Just like spending free tax-payer money, politicians enact whatever laws make them look good to the electorate, because no-one can hold them accountable for the consequences of their grand-standing. Witness Illinois, a state whose finances are so far in the hole that there is no daylight, yet the governor, Blago the Witless, wants to spend half-a-billion dollars to give health insurance to anybody who will vote for him in the next election.
Which is why, IMHO, letting this most irresponsible class of politicians set such far-reaching standards is a really really BAD idea...

Hey Edarnold

Can you guess which political party spends the most public funds?

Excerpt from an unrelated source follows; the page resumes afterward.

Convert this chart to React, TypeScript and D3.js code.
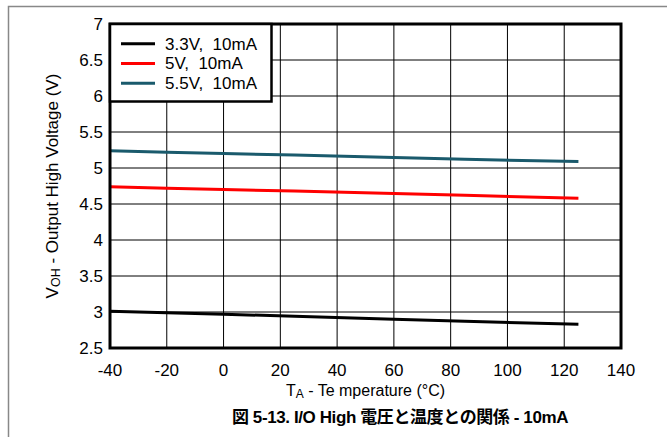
import React from "react";
import * as d3 from "d3";

const temps = [-40, -20, 0, 25, 60, 85, 125];
const v33 = [3.01, 2.99, 2.97, 2.94, 2.9, 2.87, 2.83];
const v50 = [4.74, 4.72, 4.70, 4.68, 4.645, 4.62, 4.58];
const v55 = [5.24, 5.22, 5.20, 5.18, 5.145, 5.12, 5.09];
const seriesNames = ["3.3V,  10mA", "5V,  10mA", "5.5V,  10mA"];
const seriesColors = ["#000000", "#ff0000", "#1a5a6c"];
const xTicks = [-40, -20, 0, 20, 40, 60, 80, 100, 120, 140];
const yTicks = [2.5, 3, 3.5, 4, 4.5, 5, 5.5, 6, 6.5, 7];

const W = 667, H = 437;
const L = 110, R = 621, T = 24, B = 348;
const FONT = "'Liberation Sans', Arial, sans-serif";

export default function App() {
  const x = d3.scaleLinear().domain([-40, 140]).range([L, R]);
  const y = d3.scaleLinear().domain([2.5, 7]).range([B, T]);
  const series = [v33, v50, v55];
  const line = d3.line<number>().x((_, i) => x(temps[i])).y((d) => y(d));
  const cx = (L + R) / 2;
  return (
    <svg width={W} height={H} style={{ position: "absolute", left: 0, top: 0 }} fontFamily={FONT}>
      <rect x={0} y={0} width={W} height={H} fill="#fff" />
      <path d={`M8.5,${H} V6.5 H${W}`} fill="none" stroke="#888" strokeWidth={1.5} />
      {xTicks.map((t) => (
        <line key={"gx" + t} x1={x(t)} x2={x(t)} y1={T} y2={B} stroke="#000" strokeWidth={1} />
      ))}
      {yTicks.map((t) => (
        <line key={"gy" + t} x1={L} x2={R} y1={y(t)} y2={y(t)} stroke="#000" strokeWidth={1} />
      ))}
      {series.map((s, i) => (
        <path key={"s" + i} d={line(s) || ""} fill="none" stroke={seriesColors[i]} strokeWidth={3} />
      ))}
      <rect x={L} y={T} width={R - L} height={B - T} fill="none" stroke="#000" strokeWidth={3} />
      <rect x={L} y={T} width={161.5} height={77.5} fill="#fff" stroke="#000" strokeWidth={2.5} />
      {seriesNames.map((n, i) => (
        <g key={"lg" + i}>
          <line x1={121} x2={155} y1={43.7 + i * 19.8} y2={43.7 + i * 19.8} stroke={seriesColors[i]} strokeWidth={3} />
          <text x={165} y={49.5 + i * 19.8} fontSize={17} style={{ whiteSpace: "pre" }}>{n}</text>
        </g>
      ))}
      {yTicks.map((t) => (
        <text key={"ty" + t} x={103} y={y(t) + 6} fontSize={17} textAnchor="end">{t}</text>
      ))}
      {xTicks.map((t) => (
        <text key={"tx" + t} x={x(t)} y={376} fontSize={17} textAnchor="middle">{t}</text>
      ))}
      <text x={cx} y={396} fontSize={16} textAnchor="middle" style={{ whiteSpace: "pre" }}>
        T<tspan fontSize={12} dy={2}>A</tspan><tspan dy={-2}> - Te mperature (°C)</tspan>
      </text>
      <text transform={`translate(58,${(T + B) / 2}) rotate(-90)`} fontSize={17} textAnchor="middle">
        V<tspan fontSize={12.5} dy={2}>OH</tspan><tspan dy={-2}> - Output High Voltage (V)</tspan>
      </text>
      <text x={400} y={423} fontSize={17} fontWeight="bold" textAnchor="middle" letterSpacing={-0.4}
        fontFamily="'Liberation Sans', 'Noto Sans CJK JP', sans-serif">
        図 5-13. I/O High 電圧と温度との関係 - 10mA
      </text>
    </svg>
  );
}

http://greyfalcon.net/debt.png
http://greyfalcon.net/doonsbury.png

-David Ahlport

Anyways

That said, yes for the most part cafe standards are neccisary to push forward more net fuel efficiency.
http://greyfalcon.net/cafe.png

-David Ahlport
Which party spends the most?

The one that has control of the pursestrings, of course. Or, using Illinois as the example, "When we're in office we're in, and we're out of office... we're also in." There is one trough, and the line form on both the Left and the Right.

CAFE standards

My point was that standards with major consequences are too important to be left up to local politics: much as I dislike the Federal legislature regulating industry, that's what they are there for, not the scrub team at the state and local level.